**STATED GOAL**
Quote every line of the data below as it stands, omitting pictures.

**AVAILABLE DATA**
· · · · · · ·

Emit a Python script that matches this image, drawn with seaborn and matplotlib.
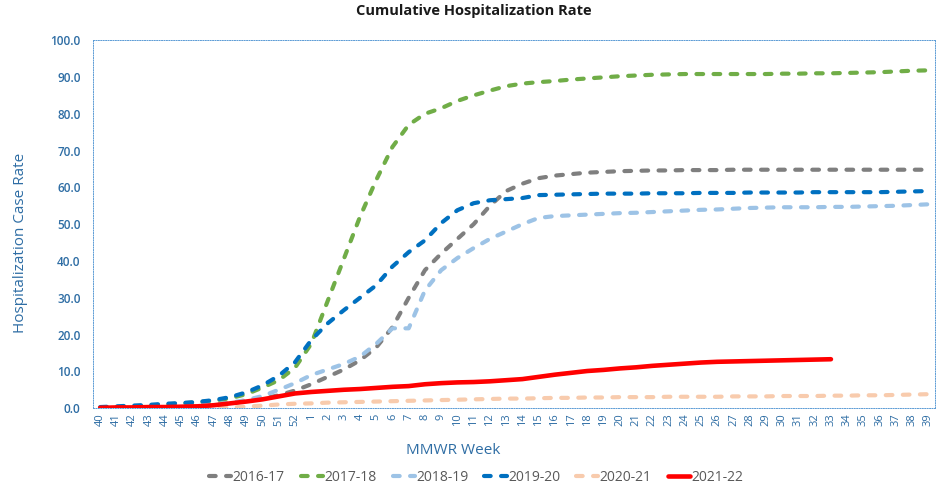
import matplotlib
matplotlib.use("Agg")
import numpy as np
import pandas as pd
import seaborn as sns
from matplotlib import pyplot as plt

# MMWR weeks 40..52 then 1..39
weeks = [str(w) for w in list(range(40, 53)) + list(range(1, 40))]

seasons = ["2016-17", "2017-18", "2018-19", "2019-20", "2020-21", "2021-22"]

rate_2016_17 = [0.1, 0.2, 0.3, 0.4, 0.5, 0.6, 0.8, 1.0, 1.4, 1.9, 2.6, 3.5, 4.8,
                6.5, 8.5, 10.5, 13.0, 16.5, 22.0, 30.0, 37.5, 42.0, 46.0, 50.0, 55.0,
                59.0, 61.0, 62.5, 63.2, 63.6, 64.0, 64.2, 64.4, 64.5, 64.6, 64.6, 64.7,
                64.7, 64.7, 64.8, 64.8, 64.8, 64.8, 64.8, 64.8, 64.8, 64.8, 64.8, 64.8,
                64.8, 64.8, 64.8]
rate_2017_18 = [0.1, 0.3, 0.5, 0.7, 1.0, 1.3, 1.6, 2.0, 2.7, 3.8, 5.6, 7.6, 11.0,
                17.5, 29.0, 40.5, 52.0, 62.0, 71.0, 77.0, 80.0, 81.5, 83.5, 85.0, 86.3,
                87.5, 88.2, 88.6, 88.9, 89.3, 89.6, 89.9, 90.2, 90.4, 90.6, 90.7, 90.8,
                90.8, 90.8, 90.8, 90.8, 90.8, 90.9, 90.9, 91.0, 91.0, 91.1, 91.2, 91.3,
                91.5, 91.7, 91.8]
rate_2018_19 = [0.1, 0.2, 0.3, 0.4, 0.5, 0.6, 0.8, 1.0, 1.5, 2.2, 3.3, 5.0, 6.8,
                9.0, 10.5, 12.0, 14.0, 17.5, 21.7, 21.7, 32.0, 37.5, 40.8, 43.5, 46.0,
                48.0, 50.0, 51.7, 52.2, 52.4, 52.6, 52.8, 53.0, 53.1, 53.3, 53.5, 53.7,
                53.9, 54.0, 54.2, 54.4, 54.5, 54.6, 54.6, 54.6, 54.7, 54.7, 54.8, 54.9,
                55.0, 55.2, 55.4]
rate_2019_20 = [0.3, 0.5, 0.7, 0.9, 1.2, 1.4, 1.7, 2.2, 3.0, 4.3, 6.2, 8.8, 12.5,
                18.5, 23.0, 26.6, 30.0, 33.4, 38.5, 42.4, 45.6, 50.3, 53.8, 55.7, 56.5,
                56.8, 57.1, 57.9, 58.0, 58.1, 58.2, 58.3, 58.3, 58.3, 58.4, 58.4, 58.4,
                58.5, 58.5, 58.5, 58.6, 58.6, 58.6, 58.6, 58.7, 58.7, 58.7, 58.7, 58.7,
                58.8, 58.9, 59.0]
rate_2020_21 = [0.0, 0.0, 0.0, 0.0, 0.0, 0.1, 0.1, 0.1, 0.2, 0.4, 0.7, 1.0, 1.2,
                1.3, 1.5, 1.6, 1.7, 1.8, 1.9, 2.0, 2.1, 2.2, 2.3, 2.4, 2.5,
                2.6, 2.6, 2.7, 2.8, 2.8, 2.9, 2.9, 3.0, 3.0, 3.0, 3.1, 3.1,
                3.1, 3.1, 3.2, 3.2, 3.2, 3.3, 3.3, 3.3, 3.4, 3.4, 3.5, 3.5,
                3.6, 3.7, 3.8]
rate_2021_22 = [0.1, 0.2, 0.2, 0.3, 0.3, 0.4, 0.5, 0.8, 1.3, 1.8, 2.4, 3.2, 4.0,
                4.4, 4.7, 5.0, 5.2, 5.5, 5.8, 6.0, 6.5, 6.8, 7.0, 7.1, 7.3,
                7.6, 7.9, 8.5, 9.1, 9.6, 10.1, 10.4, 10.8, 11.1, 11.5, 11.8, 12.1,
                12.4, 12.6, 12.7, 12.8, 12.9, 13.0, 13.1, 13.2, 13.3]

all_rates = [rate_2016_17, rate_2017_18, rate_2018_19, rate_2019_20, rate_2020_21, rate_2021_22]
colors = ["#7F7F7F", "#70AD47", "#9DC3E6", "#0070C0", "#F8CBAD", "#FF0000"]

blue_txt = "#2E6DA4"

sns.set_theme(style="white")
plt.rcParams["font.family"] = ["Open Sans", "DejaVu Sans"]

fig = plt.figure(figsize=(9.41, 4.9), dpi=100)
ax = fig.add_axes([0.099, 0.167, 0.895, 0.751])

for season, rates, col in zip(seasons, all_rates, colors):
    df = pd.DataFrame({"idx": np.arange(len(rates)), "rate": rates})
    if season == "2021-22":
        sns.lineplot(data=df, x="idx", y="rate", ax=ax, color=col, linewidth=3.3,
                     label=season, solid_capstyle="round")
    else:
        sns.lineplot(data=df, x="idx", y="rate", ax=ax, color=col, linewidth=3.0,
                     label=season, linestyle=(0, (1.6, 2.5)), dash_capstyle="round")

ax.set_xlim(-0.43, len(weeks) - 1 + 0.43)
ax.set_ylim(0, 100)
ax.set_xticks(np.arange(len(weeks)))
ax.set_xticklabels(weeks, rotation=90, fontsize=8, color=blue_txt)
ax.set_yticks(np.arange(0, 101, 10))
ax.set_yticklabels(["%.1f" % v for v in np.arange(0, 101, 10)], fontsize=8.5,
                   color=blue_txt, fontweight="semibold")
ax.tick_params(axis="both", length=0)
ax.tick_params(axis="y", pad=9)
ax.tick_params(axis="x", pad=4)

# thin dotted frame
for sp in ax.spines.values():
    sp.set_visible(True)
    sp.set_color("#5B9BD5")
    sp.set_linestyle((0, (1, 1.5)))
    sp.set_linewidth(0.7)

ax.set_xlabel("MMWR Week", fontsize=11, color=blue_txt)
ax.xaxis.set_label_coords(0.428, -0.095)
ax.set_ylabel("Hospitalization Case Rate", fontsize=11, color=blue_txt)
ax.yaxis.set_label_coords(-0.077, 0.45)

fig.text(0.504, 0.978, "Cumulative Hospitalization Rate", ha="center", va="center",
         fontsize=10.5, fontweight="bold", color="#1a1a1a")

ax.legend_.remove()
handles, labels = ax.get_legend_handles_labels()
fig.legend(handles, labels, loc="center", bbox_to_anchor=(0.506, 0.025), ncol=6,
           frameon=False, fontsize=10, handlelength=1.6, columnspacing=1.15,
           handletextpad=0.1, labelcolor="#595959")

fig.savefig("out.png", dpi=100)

· · · · · · ·

**FINISHED ANSWER**
Emit a Python script that matches this image, drawn with seaborn and matplotlib.
import matplotlib
matplotlib.use("Agg")
import numpy as np
import pandas as pd
import seaborn as sns
from matplotlib import pyplot as plt

# MMWR weeks 40..52 then 1..39
weeks = [str(w) for w in list(range(40, 53)) + list(range(1, 40))]

seasons = ["2016-17", "2017-18", "2018-19", "2019-20", "2020-21", "2021-22"]

rate_2016_17 = [0.1, 0.2, 0.3, 0.4, 0.5, 0.6, 0.8, 1.0, 1.4, 1.9, 2.6, 3.5, 4.8,
                6.5, 8.5, 10.5, 13.0, 16.5, 22.0, 30.0, 37.5, 42.0, 46.0, 50.0, 55.0,
                59.0, 61.0, 62.5, 63.2, 63.6, 64.0, 64.2, 64.4, 64.5, 64.6, 64.6, 64.7,
                64.7, 64.7, 64.8, 64.8, 64.8, 64.8, 64.8, 64.8, 64.8, 64.8, 64.8, 64.8,
                64.8, 64.8, 64.8]
rate_2017_18 = [0.1, 0.3, 0.5, 0.7, 1.0, 1.3, 1.6, 2.0, 2.7, 3.8, 5.6, 7.6, 11.0,
                17.5, 29.0, 40.5, 52.0, 62.0, 71.0, 77.0, 80.0, 81.5, 83.5, 85.0, 86.3,
                87.5, 88.2, 88.6, 88.9, 89.3, 89.6, 89.9, 90.2, 90.4, 90.6, 90.7, 90.8,
                90.8, 90.8, 90.8, 90.8, 90.8, 90.9, 90.9, 91.0, 91.0, 91.1, 91.2, 91.3,
                91.5, 91.7, 91.8]
rate_2018_19 = [0.1, 0.2, 0.3, 0.4, 0.5, 0.6, 0.8, 1.0, 1.5, 2.2, 3.3, 5.0, 6.8,
                9.0, 10.5, 12.0, 14.0, 17.5, 21.7, 21.7, 32.0, 37.5, 40.8, 43.5, 46.0,
                48.0, 50.0, 51.7, 52.2, 52.4, 52.6, 52.8, 53.0, 53.1, 53.3, 53.5, 53.7,
                53.9, 54.0, 54.2, 54.4, 54.5, 54.6, 54.6, 54.6, 54.7, 54.7, 54.8, 54.9,
                55.0, 55.2, 55.4]
rate_2019_20 = [0.3, 0.5, 0.7, 0.9, 1.2, 1.4, 1.7, 2.2, 3.0, 4.3, 6.2, 8.8, 12.5,
                18.5, 23.0, 26.6, 30.0, 33.4, 38.5, 42.4, 45.6, 50.3, 53.8, 55.7, 56.5,
                56.8, 57.1, 57.9, 58.0, 58.1, 58.2, 58.3, 58.3, 58.3, 58.4, 58.4, 58.4,
                58.5, 58.5, 58.5, 58.6, 58.6, 58.6, 58.6, 58.7, 58.7, 58.7, 58.7, 58.7,
                58.8, 58.9, 59.0]
rate_2020_21 = [0.0, 0.0, 0.0, 0.0, 0.0, 0.1, 0.1, 0.1, 0.2, 0.4, 0.7, 1.0, 1.2,
                1.3, 1.5, 1.6, 1.7, 1.8, 1.9, 2.0, 2.1, 2.2, 2.3, 2.4, 2.5,
                2.6, 2.6, 2.7, 2.8, 2.8, 2.9, 2.9, 3.0, 3.0, 3.0, 3.1, 3.1,
                3.1, 3.1, 3.2, 3.2, 3.2, 3.3, 3.3, 3.3, 3.4, 3.4, 3.5, 3.5,
                3.6, 3.7, 3.8]
rate_2021_22 = [0.1, 0.2, 0.2, 0.3, 0.3, 0.4, 0.5, 0.8, 1.3, 1.8, 2.4, 3.2, 4.0,
                4.4, 4.7, 5.0, 5.2, 5.5, 5.8, 6.0, 6.5, 6.8, 7.0, 7.1, 7.3,
                7.6, 7.9, 8.5, 9.1, 9.6, 10.1, 10.4, 10.8, 11.1, 11.5, 11.8, 12.1,
                12.4, 12.6, 12.7, 12.8, 12.9, 13.0, 13.1, 13.2, 13.3]

all_rates = [rate_2016_17, rate_2017_18, rate_2018_19, rate_2019_20, rate_2020_21, rate_2021_22]
colors = ["#7F7F7F", "#70AD47", "#9DC3E6", "#0070C0", "#F8CBAD", "#FF0000"]

blue_txt = "#2E6DA4"

sns.set_theme(style="white")
plt.rcParams["font.family"] = ["Open Sans", "DejaVu Sans"]

fig = plt.figure(figsize=(9.41, 4.9), dpi=100)
ax = fig.add_axes([0.099, 0.167, 0.895, 0.751])

for season, rates, col in zip(seasons, all_rates, colors):
    df = pd.DataFrame({"idx": np.arange(len(rates)), "rate": rates})
    if season == "2021-22":
        sns.lineplot(data=df, x="idx", y="rate", ax=ax, color=col, linewidth=3.3,
                     label=season, solid_capstyle="round")
    else:
        sns.lineplot(data=df, x="idx", y="rate", ax=ax, color=col, linewidth=3.0,
                     label=season, linestyle=(0, (1.6, 2.5)), dash_capstyle="round")

ax.set_xlim(-0.43, len(weeks) - 1 + 0.43)
ax.set_ylim(0, 100)
ax.set_xticks(np.arange(len(weeks)))
ax.set_xticklabels(weeks, rotation=90, fontsize=8, color=blue_txt)
ax.set_yticks(np.arange(0, 101, 10))
ax.set_yticklabels(["%.1f" % v for v in np.arange(0, 101, 10)], fontsize=8.5,
                   color=blue_txt, fontweight="semibold")
ax.tick_params(axis="both", length=0)
ax.tick_params(axis="y", pad=9)
ax.tick_params(axis="x", pad=4)

# thin dotted frame
for sp in ax.spines.values():
    sp.set_visible(True)
    sp.set_color("#5B9BD5")
    sp.set_linestyle((0, (1, 1.5)))
    sp.set_linewidth(0.7)

ax.set_xlabel("MMWR Week", fontsize=11, color=blue_txt)
ax.xaxis.set_label_coords(0.428, -0.095)
ax.set_ylabel("Hospitalization Case Rate", fontsize=11, color=blue_txt)
ax.yaxis.set_label_coords(-0.077, 0.45)

fig.text(0.504, 0.978, "Cumulative Hospitalization Rate", ha="center", va="center",
         fontsize=10.5, fontweight="bold", color="#1a1a1a")

ax.legend_.remove()
handles, labels = ax.get_legend_handles_labels()
fig.legend(handles, labels, loc="center", bbox_to_anchor=(0.506, 0.025), ncol=6,
           frameon=False, fontsize=10, handlelength=1.6, columnspacing=1.15,
           handletextpad=0.1, labelcolor="#595959")

fig.savefig("out.png", dpi=100)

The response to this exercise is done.